The Meaning of Being Unemployed and Staring at Cow Arses

Sometimes the universe sculpts an entire day out of mockery and disillusionment.

Today I was asked to herd cattle for the first time in my life, which is a very Green Acres experience for someone who has only seen a real living cow up-close at the zoo or (once or twice) at a petting farm. The cows from the next pasture had invited themselves into the road and my yard for some green snackage, and somehow this became a situation where I was walking through my front gate and into the road, with my cellphone to my ear, following bobbing cow rumpuses toward my farmer neighbor. It seems like it should be easy to keep the cows going down the road, but I had doubts about being too aggressive. What if I anger one of the mamas, or worse yet, the bull? Even if they don’t turn and charge me, they could spook and cause a massive upset much like the antics caused by Billy Crystal’s coffee grinder in City Slickers. So with the cell phone in my jeans pocket, I casually picked up a stick long enough to tap on the ground and strolled behind the stragglers, tapping the stick on the asphalt whenever they slowed to munch some grass. It worked, albeit very slowly. I thought it was a lovely stroll. The farmer who was waiting with the open gate was less than impressed at my leisurely approach. He smiled and shook his head, then made a remark that I didn’t have an ounce of farmer in me–and it wasn’t even a zippy come-on line.

I laughed and agreed, but that surprisingly stung. Okay, it’s true, I have no farm experience outside of video games and children’s books. I’ve watched Babe a lot, and Baby Boom. But those don’t prepare you to drive cattle down a road while wearing a faded “Nasty Woman” t-shirt and blue jeans. I didn’t have any Paulie Shore chaps or straw hat, nor did I have any John Denver playing. I wasn’t ready. We’ve only just moved to rural-rural Ireland, and I was raised in Metro Detroit.

On my equally leisurely stroll back to my rental house I silently curated quips to explain my “urban skillset” that farmers wouldn’t possess. I came up empty. I know that you should chain your barbecue grill to the house or it’ll get stolen (my dad lost three Weber kettles that way). I know how to time rush hour to the best advantage and when the mega grocery stores are emptiest, but them I’m out.

And that really bothered me, because today’s developing theme is “SKILLS!”.

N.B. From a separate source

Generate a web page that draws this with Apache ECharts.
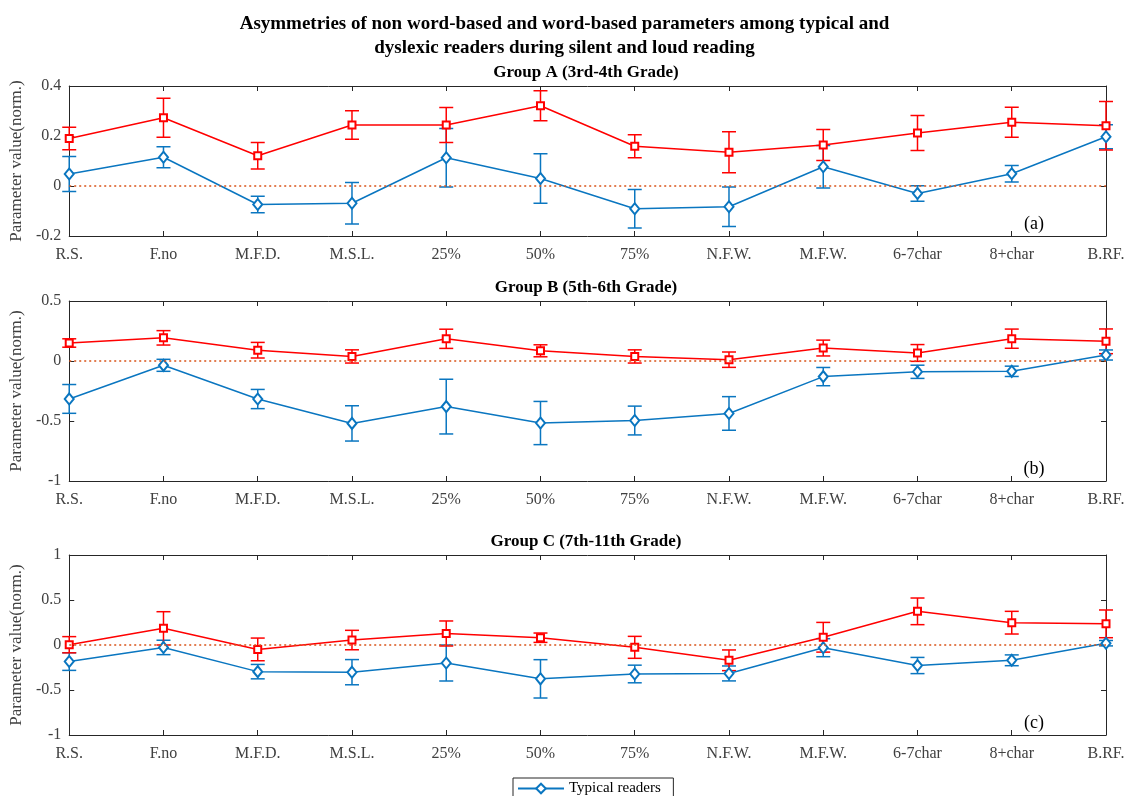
<!DOCTYPE html>
<html>
<head>
<meta charset="utf-8">
<script src="https://cdn.jsdelivr.net/npm/echarts@6/dist/echarts.min.js"></script>
<style>html,body{margin:0;padding:0;background:#fff;}#chart{width:1129px;height:796px;}</style>
</head>
<body>
<div id="chart"></div>
<script>
var categories = ['R.S.','F.no','M.F.D.','M.S.L.','25%','50%','75%','N.F.W.','M.F.W.','6-7char','8+char','B.RF.'];

var typicalA     = [0.048, 0.115, -0.074, -0.069, 0.113, 0.030, -0.091, -0.083, 0.077, -0.030, 0.049, 0.197];
var typicalAErr  = [0.070, 0.042, 0.033, 0.083, 0.117, 0.099, 0.077, 0.079, 0.085, 0.031, 0.033, 0.048];
var dyslexicA    = [0.190, 0.273, 0.121, 0.244, 0.244, 0.321, 0.159, 0.135, 0.164, 0.212, 0.255, 0.241];
var dyslexicAErr = [0.045, 0.078, 0.053, 0.057, 0.070, 0.060, 0.046, 0.082, 0.062, 0.070, 0.060, 0.097];

var typicalB     = [-0.316, -0.036, -0.317, -0.520, -0.380, -0.517, -0.496, -0.437, -0.130, -0.090, -0.086, 0.050];
var typicalBErr  = [0.120, 0.050, 0.080, 0.147, 0.228, 0.180, 0.120, 0.140, 0.076, 0.055, 0.043, 0.042];
var dyslexicB    = [0.150, 0.193, 0.090, 0.038, 0.185, 0.085, 0.038, 0.011, 0.108, 0.067, 0.186, 0.164];
var dyslexicBErr = [0.035, 0.060, 0.065, 0.055, 0.080, 0.050, 0.055, 0.064, 0.066, 0.070, 0.080, 0.103];

var typicalC     = [-0.184, -0.027, -0.296, -0.302, -0.200, -0.376, -0.322, -0.316, -0.030, -0.228, -0.170, 0.020];
var typicalCErr  = [0.098, 0.080, 0.080, 0.140, 0.200, 0.213, 0.098, 0.083, 0.100, 0.090, 0.060, 0.030];
var dyslexicC    = [0.003, 0.185, -0.049, 0.055, 0.128, 0.081, -0.026, -0.170, 0.086, 0.374, 0.248, 0.235];
var dyslexicCErr = [0.090, 0.185, 0.126, 0.108, 0.139, 0.052, 0.122, 0.115, 0.165, 0.148, 0.126, 0.154];

var yMin = [-0.2, -1, -1];
var yMax = [0.4, 0.5, 1];
var yInterval = [0.2, 0.5, 0.5];
var panelTitles = ['Group A (3rd-4th Grade)', 'Group B (5th-6th Grade)', 'Group C (7th-11th Grade)'];
var panelTags = ['(a)', '(b)', '(c)'];
var seriesNames = ['Typical readers', 'Dyslexic readers'];
var mainTitle = 'Asymmetries of non word-based and word-based parameters among typical and\ndyslexic readers during silent and loud reading';
var yName = 'Parameter value(norm.)';

var typicalAll = [typicalA, typicalB, typicalC];
var typicalErrAll = [typicalAErr, typicalBErr, typicalCErr];
var dyslexicAll = [dyslexicA, dyslexicB, dyslexicC];
var dyslexicErrAll = [dyslexicAErr, dyslexicBErr, dyslexicCErr];

var BLUE = '#0a76C0', RED = '#FF0000', ZERO = '#D95319', AX = '#262626', LBL = '#404040';
var FONT = '"Liberation Serif", "Times New Roman", serif';

var gridTops = [86, 301, 555];
var gridHeights = [150, 180, 180];

var grids = [], xAxes = [], yAxes = [], series = [], graphics = [];

function errData(m, e) {
  return m.map(function (v, i) { return [i, v - e[i], v + e[i]]; });
}
function errSeries(name, color, data, xi, yi) {
  return {
    type: 'custom', name: name + ' err', xAxisIndex: xi, yAxisIndex: yi, data: data, z: 3,
    renderItem: function (params, api) {
      var x = api.value(0);
      var lo = api.coord([x, api.value(1)]);
      var hi = api.coord([x, api.value(2)]);
      var w = 7;
      var st = { stroke: color, lineWidth: 1.5 };
      return { type: 'group', children: [
        { type: 'line', shape: { x1: lo[0], y1: lo[1], x2: hi[0], y2: hi[1] }, style: st },
        { type: 'line', shape: { x1: lo[0] - w, y1: lo[1], x2: lo[0] + w, y2: lo[1] }, style: st },
        { type: 'line', shape: { x1: hi[0] - w, y1: hi[1], x2: hi[0] + w, y2: hi[1] }, style: st }
      ]};
    }
  };
}

for (var p = 0; p < 3; p++) {
  grids.push({ left: 67, right: 23, top: gridTops[p], height: gridHeights[p] });
  xAxes.push({
    type: 'category', gridIndex: p, data: categories, boundaryGap: false, position: 'bottom',
    axisLine: { onZero: false, lineStyle: { color: AX, width: 1 } },
    axisTick: { inside: true, length: 5, lineStyle: { color: AX } },
    axisLabel: { color: LBL, fontFamily: FONT, fontSize: 16, margin: 11, interval: 0 },
    splitLine: { show: false }
  });
  xAxes.push({
    type: 'category', gridIndex: p, data: categories, boundaryGap: false, position: 'top',
    axisLine: { onZero: false, lineStyle: { color: AX, width: 1 } },
    axisTick: { inside: true, length: 5, lineStyle: { color: AX } },
    axisLabel: { show: false }, splitLine: { show: false }
  });
  yAxes.push({
    type: 'value', gridIndex: p, min: yMin[p], max: yMax[p], interval: yInterval[p], position: 'left',
    name: yName, nameLocation: 'middle', nameGap: 30, nameRotate: 90,
    nameTextStyle: { color: LBL, fontFamily: FONT, fontSize: 17 },
    axisLine: { show: true, onZero: false, lineStyle: { color: AX, width: 1 } },
    axisTick: { show: true, inside: true, length: 5, lineStyle: { color: AX } },
    axisLabel: { color: LBL, fontFamily: FONT, fontSize: 16, margin: 8 },
    splitLine: { show: false }
  });
  yAxes.push({
    type: 'value', gridIndex: p, min: yMin[p], max: yMax[p], interval: yInterval[p], position: 'right',
    axisLine: { show: true, onZero: false, lineStyle: { color: AX, width: 1 } },
    axisTick: { show: true, inside: true, length: 5, lineStyle: { color: AX } },
    axisLabel: { show: false }, splitLine: { show: false }
  });
  var xi = 2 * p, yi = 2 * p;
  series.push(errSeries(seriesNames[0], BLUE, errData(typicalAll[p], typicalErrAll[p]), xi, yi));
  series.push({
    type: 'line', name: seriesNames[0], xAxisIndex: xi, yAxisIndex: yi, data: typicalAll[p],
    symbol: 'emptyDiamond', symbolSize: [9, 11], z: 4,
    lineStyle: { color: BLUE, width: 1.5 }, itemStyle: { color: BLUE, borderColor: BLUE, borderWidth: 1.5 },
    markLine: {
      silent: true, symbol: 'none', label: { show: false },
      lineStyle: { type: [2, 3], color: ZERO, width: 1.5 },
      data: [{ yAxis: 0 }]
    }
  });
  series.push(errSeries(seriesNames[1], RED, errData(dyslexicAll[p], dyslexicErrAll[p]), xi, yi));
  series.push({
    type: 'line', name: seriesNames[1], xAxisIndex: xi, yAxisIndex: yi, data: dyslexicAll[p],
    symbol: 'emptyRect', symbolSize: 7, z: 4,
    lineStyle: { color: RED, width: 1.5 }, itemStyle: { color: RED, borderColor: RED, borderWidth: 1.2 }
  });
  graphics.push({
    type: 'text', z: 10,
    style: { text: panelTitles[p], x: 586, y: gridTops[p] - 13, textAlign: 'center', textVerticalAlign: 'middle',
             font: 'bold 17px ' + FONT, fill: '#000' }
  });
  graphics.push({
    type: 'text', z: 10,
    style: { text: panelTags[p], x: 1034, y: gridTops[p] + gridHeights[p] - 12, textAlign: 'center', textVerticalAlign: 'middle',
             font: '18px ' + FONT, fill: '#000' }
  });
}

var chart = echarts.init(document.getElementById('chart'), null, { renderer: 'canvas' });
chart.setOption({
  backgroundColor: '#fff',
  animation: false,
  title: {
    text: mainTitle, left: 'center', top: 7,
    textStyle: { fontFamily: FONT, fontWeight: 'bold', fontSize: 19, lineHeight: 24, color: '#000' }
  },
  legend: {
    data: [seriesNames[0], seriesNames[1]],
    orient: 'vertical', left: 513, top: 778, height: 80, itemWidth: 46, itemHeight: 12, itemGap: 6,
    padding: [3, 4, 4, 4], borderColor: AX, borderWidth: 1, backgroundColor: '#fff',
    textStyle: { fontFamily: FONT, fontSize: 15, color: '#000' }
  },
  grid: grids, xAxis: xAxes, yAxis: yAxes, series: series, graphic: graphics
});
</script>
</body>
</html>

It first emerged when I updated my LinkedIn profile. See, I quit my job of six years this past weekend, and now I need a new one. Nothing is a more haunting assessment of one’s life than staring blankly at the “Add New Skills” section of LinkedIn. The mouse hovers and my mind is a dark sea. I can reenact The Big Chill. I can cook homemade chicken noodle soup (on tonight’s menu). I can move my fucking family across an ocean. I can draw a very wonky Garfield cat. I know the entire Greek alphabet. I can drink an entire bottle of wine in one sitting. I can take my bra off without removing my shirt.

And still the mouse hovers waiting to add a skill. SKILLS! After six years of wonderful and instructive employment, shouldn’t I be overflowing with credentials? I have had a mad and exciting life!

I’m a certified Master Gardener. I am a citizen of two nations, and I live in a third. I was a ghost writer for a squirrel guide booklet. I buried a beloved sister. I won awards for my charity work. I published an article in Canada’s History magazine about an ancestor of mine. I’ve gone from assistant to manager in my last three jobs. And I can complain really, really well. I mean, like an art form. I vote in every election and I diligently recycle. Kind of.

Still the mouse hovers. My life has been anything but boring, but I can’t drive cattle. And I haven’t gotten any certifications in “project management”.  I wasn’t training for another company’s job this whole time, I was training for my job. My job! The one I left so I could watch cows eat my freshly planted shrubs and leave liquid brown puddles in my gravel driveway. And the farmer’s laugh echos in my brain, and my phone buzzes with texts from my husband. He’s on a business trip and showing me the exciting new machinery he’s overseeing. Or something like that. I try to listen whenever he explains, but then “The Ride of the Valkyries” starts playing in my brain and…I lose track. But whatever makes him so proud of those machines, I bet that’s a skill. He and the farmer and the cows and the people at LinkedIn are probably somewhere together right now laughing and laughing.

While they’re off chomping cigars and toasting their lives of deliberate purpose and clarified direction, I will just keep telling myself how scrappy I am, damnit. I haven’t cultivated my life around corporate labels or agricultural knowhow, but I’m damn good at working hard and being a lovely, bold monster. And tonight, after I settle in with my bowl of homemade chicken noodle soup, I’m going to flick off my bra from under my t-shirt and celebrate being skilless. Tomorrow, I order steak. Lots and lots of steak.